Il est utile ici de rappeler que le démissionnaire ministre de l’écologie, l’animateur de télé et vendeur de shampoing Nicolas Hulot, avait entre autres la charge avec son ministère des infrastructures de transport, au côté de sa ministre des transports Borne. Sous sa charge pourtant, les effectifs ont continué de fondre. Et les attaques contre les services d’ingénierie tels ceux du CEREMA (regroupant les ex-centre d’études techniques de l’équipement en région – CETE – et l’ex- SETRA service d’études des transports routes et autoroutes) se multiplier à tel point que l’existence même de cet EPA qui regroupe une bonne partie de ce qui reste de l’ingénierie des ponts et routes en France est menacée. Dans le même temps, le même n’a rien fait pour empêcher la mécanique de privatisation des DIR et avec elles des dernières routes nationales.

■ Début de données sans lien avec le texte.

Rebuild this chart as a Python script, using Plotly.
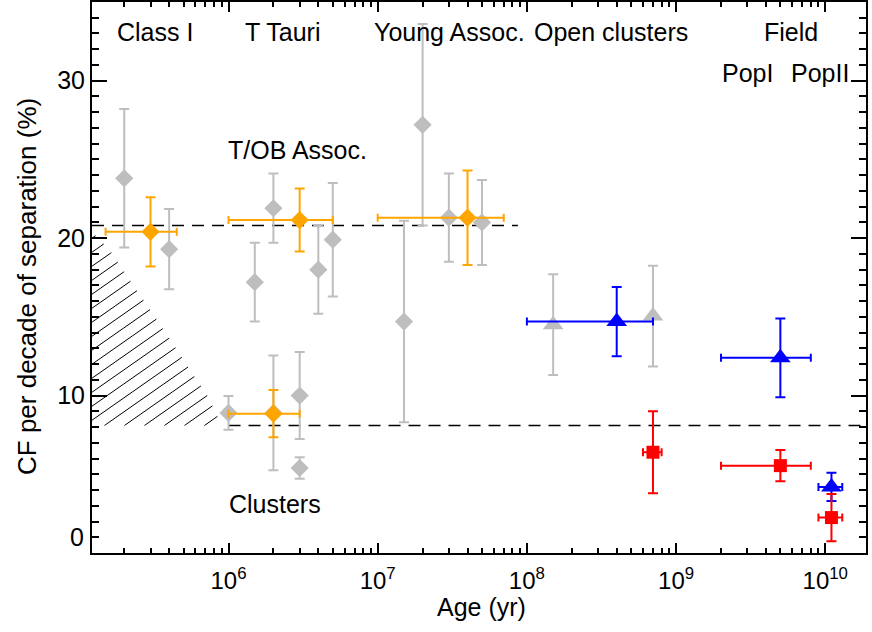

Ponts : les chiffres du ministère de l’écologie révèlent un état catastrophique du réseau routier national
La rédaction d‘Initiative Communiste a pu mettre la main sur les derniers chiffres des résultats des inspections des ouvrages d’arts menées par les services d’ingénierie et d’exploitation des routes du ministère de l’écologie et des transports. Les résultats de ces inspections sont compilés depuis 1996 à travers la méthode Image de la Qualité des Ouvrages d’Art (IQOA) qui classent en 10 catégories l’état des ponts et murs de soutènement du réseau routier national non concédé.
Le moins que l’on puisse dire, c’est que c’est chiffres sont inquiétants. Et ce même si les données publiées par le ministère sont expurgées de la catégorie S, classant les ouvrages présentant un danger pour les usagers, et que les seules données de 2015 et 2016 sont rendues publiques, ne permettant pas de vérifier la tendance d’évolution de l’état des ponts du réseau routier national non concédé.
- 5% des ponts n’ont pas été évalués, et même 15% en Île de France et jusqu’à 39% en Guyane ! Preuve criante du manque de moyens humain des services des Directions Interdépartementales des Routes. En Guyane, au début des années 2010, c’est le principal pont du département reliant Cayenne à Kourou, le pont du Larivot qui s’est partiellement effondré, provoquant une grave crise.
- 11,7% des ponts sont classés en catégorie 3 traduisant un altération de la structure de l’ouvrage, et pour 122 ouvrages en catégorie 3U qui traduit des désordres graves portant atteinte à la capacité portante de l’ouvrage, c’est-à-dire en danger d’effondrement.
- 34% sont classés en catégorie 2E, c’est-à-dire présentant des désordres dont l’absence de traitements urgents conduira rapidement au classement en catégorie 3
- pour près de la moitié de la surface des ponts (47%), des travaux sont donc préconisés, traduisant un état dégradé du patrimoine.
Ces chiffres, très inquiétants, ne concernent que le réseau routier principal, celui des routes nationales et autoroutes dont les DIR ont la charge. On peut sans difficulté imaginer ce qu’il en est de la situation des routes nationales décentralisées en 2003 auprès des départements, ou des routes communales dans les campagnes.
Bref, les leçons de la catastrophe de Gênes doivent être tirées. Il y a urgence à cesser de détruire les services publics de l’Équipement, mais au contraire à la renforcer. Si leur destruction ne se voient pas à court terme, il sera trop tard pour s’en inquiéter quand la dégradations de nos routes et de nos chemins de fer, déjà bien visible, se traduira par la multiplication des catastrophes à travers le pays.